_Your task_
Restate the listing that follows word for word, without its pictures.

---

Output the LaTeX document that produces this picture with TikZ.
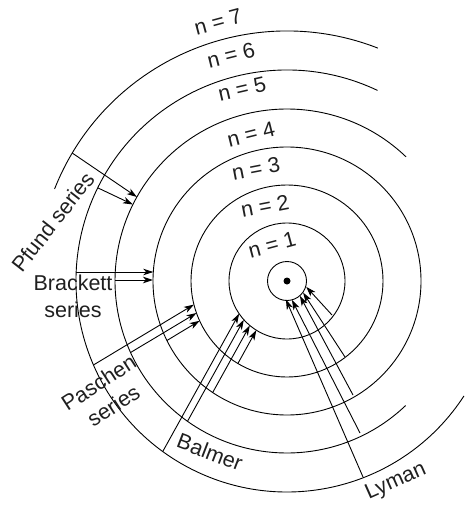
\documentclass[tikz,border=0pt]{standalone}
\usepackage{fontspec}
\setmainfont{Liberation Sans}
\usetikzlibrary{arrows.meta,calc}
\begin{document}
\begin{tikzpicture}[x=1pt,y=-1pt,
  orbit/.style={line width=0.9pt},
  trans/.style={line width=0.9pt,-{Stealth[length=10pt,width=6.5pt,inset=2.8pt]}},
  lbl/.style={font=\fontsize{21.5}{27}\selectfont, inner sep=0pt, align=center, text=black!88}]
\useasboundingbox (0,0) rectangle (464,506);
\coordinate (O) at (287,281);
% nucleus and orbits
\fill (O) circle[radius=3.5];
\foreach \r in {19.5,58,96,134} \draw[orbit] (O) circle[radius=\r];
\draw[orbit] ($(O)+(-46.2:172)$) arc[start angle=-46.2, end angle=-313.6, radius=172];
\draw[orbit] ($(O)+(-64.6:211)$) arc[start angle=-64.6, end angle=-327, radius=211];
\draw[orbit] ($(O)+(-68.7:250)$) arc[start angle=-68.7, end angle=-158.4, radius=250];
% level labels
\node[lbl, rotate=15] (l7) at (218,22) {n = 7};
\node[lbl, rotate=14] (l6) at (231,55) {n = 6};
\node[lbl, rotate=13] (l5) at (242,89) {n = 5};
\node[lbl, rotate=14] (l4) at (251,134) {n = 4};
\node[lbl, rotate=11] (l3) at (256,169) {n = 3};
\node[lbl, rotate=11] (l2) at (265,206) {n = 2};
\node[lbl, rotate=15] (l1) at (272,245) {n = 1};
% Pfund
\coordinate (pf1s) at (72.2,153); \coordinate (pf1e) at (136.9,197);
\coordinate (pf2s) at (97.7,187.8); \coordinate (pf2e) at (132.9,204.5);
\draw[trans] (pf1s) -- (pf1e);
\draw[trans] (pf2s) -- (pf2e);
% Brackett
\coordinate (br1s) at (76,272); \coordinate (br1e) at (153.3,272);
\coordinate (br2s) at (115,280); \coordinate (br2e) at (153,280);
\draw[trans] (br1s) -- (br1e);
\draw[trans] (br2s) -- (br2e);
% Paschen
\coordinate (pa1s) at (93.4,365); \coordinate (pa1e) at (193.9,304.6);
\coordinate (pa2s) at (130.6,352.5); \coordinate (pa2e) at (196.5,313);
\coordinate (pa3s) at (166.9,340.5); \coordinate (pa3e) at (199.6,320.8);
\draw[trans] (pa1s) -- (pa1e);
\draw[trans] (pa2s) -- (pa2e);
\draw[trans] (pa3s) -- (pa3e);
% Balmer
\coordinate (ba1s) at (162.7,451.6); \coordinate (ba1e) at (239.1,313.7);
\coordinate (ba2s) at (187.5,421.3); \coordinate (ba2e) at (243.8,319.8);
\coordinate (ba3s) at (212.7,392.5); \coordinate (ba3e) at (249.8,325.5);
\coordinate (ba4s) at (237.9,363.5); \coordinate (ba4e) at (256.3,330.2);
\draw[trans] (ba1s) -- (ba1e);
\draw[trans] (ba2s) -- (ba2e);
\draw[trans] (ba3s) -- (ba3e);
\draw[trans] (ba4s) -- (ba4e);
% Lyman
\coordinate (ly1s) at (363,477); \coordinate (ly1e) at (285.9,299.5);
\coordinate (ly2s) at (360,433); \coordinate (ly2e) at (291.9,299.9);
\coordinate (ly3s) at (353,395); \coordinate (ly3e) at (299.9,295.9);
\coordinate (ly4s) at (345,357); \coordinate (ly4e) at (303.1,292.6);
\coordinate (ly5s) at (332,315); \coordinate (ly5e) at (306.2,286.8);
\draw[trans] (ly1s) -- (ly1e);
\draw[trans] (ly2s) -- (ly2e);
\draw[trans] (ly3s) -- (ly3e);
\draw[trans] (ly4s) -- (ly4e);
\draw[trans] (ly5s) -- (ly5e);
% series labels
\node[lbl, rotate=52] (pfund) at (53,222) {Pfund series};
\node[lbl] (brackett) at (73,296) {Brackett\\series};
\node[lbl, rotate=33] (paschen) at (106,394) {Paschen\\series};
\node[lbl, rotate=-21] (balmer) at (210,452) {Balmer};
\node[lbl, rotate=24] (lyman) at (396,482) {Lyman};
\end{tikzpicture}
\end{document}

---

_Solution to the exercise_
Output the LaTeX document that produces this picture with TikZ.
\documentclass[tikz,border=0pt]{standalone}
\usepackage{fontspec}
\setmainfont{Liberation Sans}
\usetikzlibrary{arrows.meta,calc}
\begin{document}
\begin{tikzpicture}[x=1pt,y=-1pt,
  orbit/.style={line width=0.9pt},
  trans/.style={line width=0.9pt,-{Stealth[length=10pt,width=6.5pt,inset=2.8pt]}},
  lbl/.style={font=\fontsize{21.5}{27}\selectfont, inner sep=0pt, align=center, text=black!88}]
\useasboundingbox (0,0) rectangle (464,506);
\coordinate (O) at (287,281);
% nucleus and orbits
\fill (O) circle[radius=3.5];
\foreach \r in {19.5,58,96,134} \draw[orbit] (O) circle[radius=\r];
\draw[orbit] ($(O)+(-46.2:172)$) arc[start angle=-46.2, end angle=-313.6, radius=172];
\draw[orbit] ($(O)+(-64.6:211)$) arc[start angle=-64.6, end angle=-327, radius=211];
\draw[orbit] ($(O)+(-68.7:250)$) arc[start angle=-68.7, end angle=-158.4, radius=250];
% level labels
\node[lbl, rotate=15] (l7) at (218,22) {n = 7};
\node[lbl, rotate=14] (l6) at (231,55) {n = 6};
\node[lbl, rotate=13] (l5) at (242,89) {n = 5};
\node[lbl, rotate=14] (l4) at (251,134) {n = 4};
\node[lbl, rotate=11] (l3) at (256,169) {n = 3};
\node[lbl, rotate=11] (l2) at (265,206) {n = 2};
\node[lbl, rotate=15] (l1) at (272,245) {n = 1};
% Pfund
\coordinate (pf1s) at (72.2,153); \coordinate (pf1e) at (136.9,197);
\coordinate (pf2s) at (97.7,187.8); \coordinate (pf2e) at (132.9,204.5);
\draw[trans] (pf1s) -- (pf1e);
\draw[trans] (pf2s) -- (pf2e);
% Brackett
\coordinate (br1s) at (76,272); \coordinate (br1e) at (153.3,272);
\coordinate (br2s) at (115,280); \coordinate (br2e) at (153,280);
\draw[trans] (br1s) -- (br1e);
\draw[trans] (br2s) -- (br2e);
% Paschen
\coordinate (pa1s) at (93.4,365); \coordinate (pa1e) at (193.9,304.6);
\coordinate (pa2s) at (130.6,352.5); \coordinate (pa2e) at (196.5,313);
\coordinate (pa3s) at (166.9,340.5); \coordinate (pa3e) at (199.6,320.8);
\draw[trans] (pa1s) -- (pa1e);
\draw[trans] (pa2s) -- (pa2e);
\draw[trans] (pa3s) -- (pa3e);
% Balmer
\coordinate (ba1s) at (162.7,451.6); \coordinate (ba1e) at (239.1,313.7);
\coordinate (ba2s) at (187.5,421.3); \coordinate (ba2e) at (243.8,319.8);
\coordinate (ba3s) at (212.7,392.5); \coordinate (ba3e) at (249.8,325.5);
\coordinate (ba4s) at (237.9,363.5); \coordinate (ba4e) at (256.3,330.2);
\draw[trans] (ba1s) -- (ba1e);
\draw[trans] (ba2s) -- (ba2e);
\draw[trans] (ba3s) -- (ba3e);
\draw[trans] (ba4s) -- (ba4e);
% Lyman
\coordinate (ly1s) at (363,477); \coordinate (ly1e) at (285.9,299.5);
\coordinate (ly2s) at (360,433); \coordinate (ly2e) at (291.9,299.9);
\coordinate (ly3s) at (353,395); \coordinate (ly3e) at (299.9,295.9);
\coordinate (ly4s) at (345,357); \coordinate (ly4e) at (303.1,292.6);
\coordinate (ly5s) at (332,315); \coordinate (ly5e) at (306.2,286.8);
\draw[trans] (ly1s) -- (ly1e);
\draw[trans] (ly2s) -- (ly2e);
\draw[trans] (ly3s) -- (ly3e);
\draw[trans] (ly4s) -- (ly4e);
\draw[trans] (ly5s) -- (ly5e);
% series labels
\node[lbl, rotate=52] (pfund) at (53,222) {Pfund series};
\node[lbl] (brackett) at (73,296) {Brackett\\series};
\node[lbl, rotate=33] (paschen) at (106,394) {Paschen\\series};
\node[lbl, rotate=-21] (balmer) at (210,452) {Balmer};
\node[lbl, rotate=24] (lyman) at (396,482) {Lyman};
\end{tikzpicture}
\end{document}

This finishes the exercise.